I am NOT implying that it might not be hypothetical. I have absolutely no reason to believe that anything like this has been attempted. I'm just trying to point out that for many out there, $100K is chump change.
If there's no practical use for it then even state level players won't bother with it.
If there's ever a practical use for it (i.e. money to be made) 110$k is totally accessible to the private sector. It's definitely not "a nation-state's worth of resources" which is the quote I was replying to.
Fortunately there doesn't appear to be a whole lot of practical use for these collisions for the time being.
In other words, SHA-1 is still nowhere near as insecure as MD5, the latter for which collisions can be generated in seconds on hardware everyone already has.
I feel like this still ignores most of what Linus said on why git isn't broken. In particular "it's fairly trivial to detect the fingerprints of using this attack" in his Google+ post. https://plus.google.com/+LinusTorvalds/posts/7tp2gYWQugL
And there are already patches on the mailing list for that.
I think the fingerprint argument is pretty weak actually. There is still a lot of unreadable content in git repos, including binary blobs in the kernel.
You don't understand the fingerprint argument. For the specific SHA-1 attack, it's possible to detect, while calculating the SHA-1 hash of an object, whether the bit pattern indicative of this specific attack is present. This is done automatically, without needing any human intervention. This is one of the things which Google released immediately as part of their announcement.
The other thing which people seem to miss is that it requires 6,500 years of GPU computation for the _first_ phase of the SHA1 attack, and 110 years of the GPU compatation for the _second_ phase of the attack. You need to do both phases in order successfully carry out this attack. And even if you do, Google released code so that someone can easily tell if the object they were hashing was one created using this parituclar attach, which required 6,500 + 110 years of GPU computation.
But alas, it's a lot more fun to run around screaming that the sky is falling.....
Thanks, I was wrong when saying "fingerprinting". The fingerprinting technique is actually quite reassuring. I was thinking of that he says
"But if you use git for source control like in the kernel, the stuff you really care about is source code, which is very much a transparent medium. If somebody inserts random odd generated crud in the middle of your source code, you will absolutely notice. " , which I still think is a very weak argument.
It might or might not be true for any particular developer, and his argument does not refute the claim that the SHA1 integrity checks for that code is being rendered useless. I specifically recall that Linus previously described the hashed chain of commits as something which would prevent malicious insertion of code. And this has now, at least to some degree, been compromised.
He did provide some solid countermeasures and migration plans, but I think he could have been more acknowledging to all the people who predicted this attack. It would have been a good idea to prepare for changing hash function eventually.
keep in mind you have to maintain/commit the initial blob and then later the malicious one (again and again, this is no pre-image attack - the initial blob has to have a well designed place with random jazz ready to be replaced)

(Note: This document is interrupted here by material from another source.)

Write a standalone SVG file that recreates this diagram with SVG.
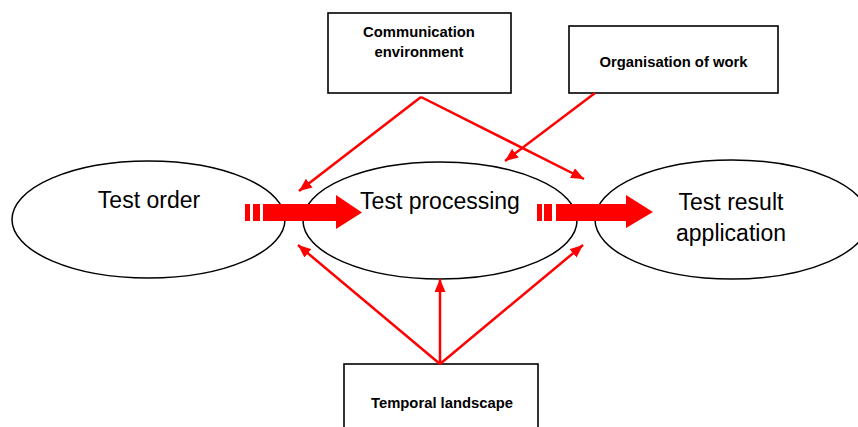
<svg xmlns="http://www.w3.org/2000/svg" width="858" height="427" viewBox="0 0 858 427">
<style>
.ell{fill:#fff;stroke:#000;stroke-width:1.5}
.box{fill:#fff;stroke:#000;stroke-width:1.6}
.lt{font-family:"Liberation Sans",Arial,sans-serif;font-size:23px;fill:#000;text-anchor:middle}
.bt{font-family:"Liberation Sans",Arial,sans-serif;font-size:14.8px;font-weight:bold;fill:#000;text-anchor:middle}
.con{stroke:#f00;stroke-width:2.5;fill:none;marker-end:url(#ah)}
.big{fill:#f00}
</style>
<defs>
<marker id="ah" viewBox="0 0 13 11" refX="13" refY="5.5" markerWidth="13" markerHeight="11" markerUnits="userSpaceOnUse" orient="auto">
<path d="M0,0 L13,5.5 L0,11 z" fill="#f00"/>
</marker>
</defs>
<rect width="858" height="427" fill="#fff"/>
<g id="test-order">
<ellipse class="ell" cx="148.5" cy="219.5" rx="136.5" ry="58.5"/>
<text class="lt" x="149" y="208">Test order</text>
</g>
<g id="test-processing">
<ellipse class="ell" cx="440" cy="220.5" rx="137" ry="58.5"/>
<text class="lt" x="440" y="209">Test processing</text>
</g>
<g id="test-result">
<ellipse class="ell" cx="732" cy="219.5" rx="137" ry="59.5"/>
<text class="lt" x="731" y="210">Test result</text>
<text class="lt" x="731" y="241">application</text>
</g>
<g id="communication-environment">
<rect class="box" x="328" y="13" width="183" height="80"/>
<text class="bt" x="419" y="37">Communication</text>
<text class="bt" x="419" y="57">environment</text>
</g>
<g id="organisation-of-work">
<rect class="box" x="569" y="26" width="209" height="67"/>
<text class="bt" x="673.5" y="67">Organisation of work</text>
</g>
<g id="temporal-landscape">
<rect class="box" x="344" y="364" width="194" height="80"/>
<text class="bt" x="442" y="408">Temporal landscape</text>
</g>
<g id="connectors">
<rect class="big" x="245" y="204" width="5" height="17"/>
<rect class="big" x="253" y="204" width="7" height="17"/>
<polygon class="big" points="263,204 336,204 336,195 362,212.5 336,229 336,221 263,221"/>
<rect class="big" x="537" y="204" width="5" height="17"/>
<rect class="big" x="544" y="204" width="8" height="17"/>
<polygon class="big" points="556,204 626,204 626,195 653,212 626,228 626,221 556,221"/>
<line class="con" x1="421" y1="97" x2="299" y2="191"/>
<line class="con" x1="421" y1="97" x2="584" y2="179"/>
<line class="con" x1="595" y1="93" x2="505" y2="161"/>
<line class="con" x1="440" y1="364" x2="298" y2="245"/>
<line class="con" x1="440" y1="364" x2="440" y2="279"/>
<line class="con" x1="440" y1="364" x2="583" y2="245"/>
</g>
</svg>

You could just place a malicious one from the get go and no one would know (or they would know just as much -- blob do rely on virtually unconditional trust)
True. But I thought that the point of the hashes was to ensure that something which you had already verified (through review or testing or whatever) could not be tampered with without the changes being brought to your attention. And this property does no longer hold.
Yeah, but in your case you would just get the binary, verify it and push it yourself.
If you're using some weird way of getting a binary that you have already verified, but that could somehow differ, and you're hopping that git will catch the difference, you're doing it wrong to begin with.
"But if you use git for source control like in the kernel, the stuff you really care about is source code, which is very much a transparent medium. If somebody inserts random odd generated crud in the middle of your source code, you will absolutely notice.
"
If you're working on such a massively important git repo with very poor security measures and trust levels at $200k break in status that are practical... yeah, maybe bigger problems.
Its possible to go in and replace the hash algorithm with something else, which none of these "git is going to ruin everything with not replacing SHA1 this instant!" people seem to bother with, to prove their points, instead of endless posturing.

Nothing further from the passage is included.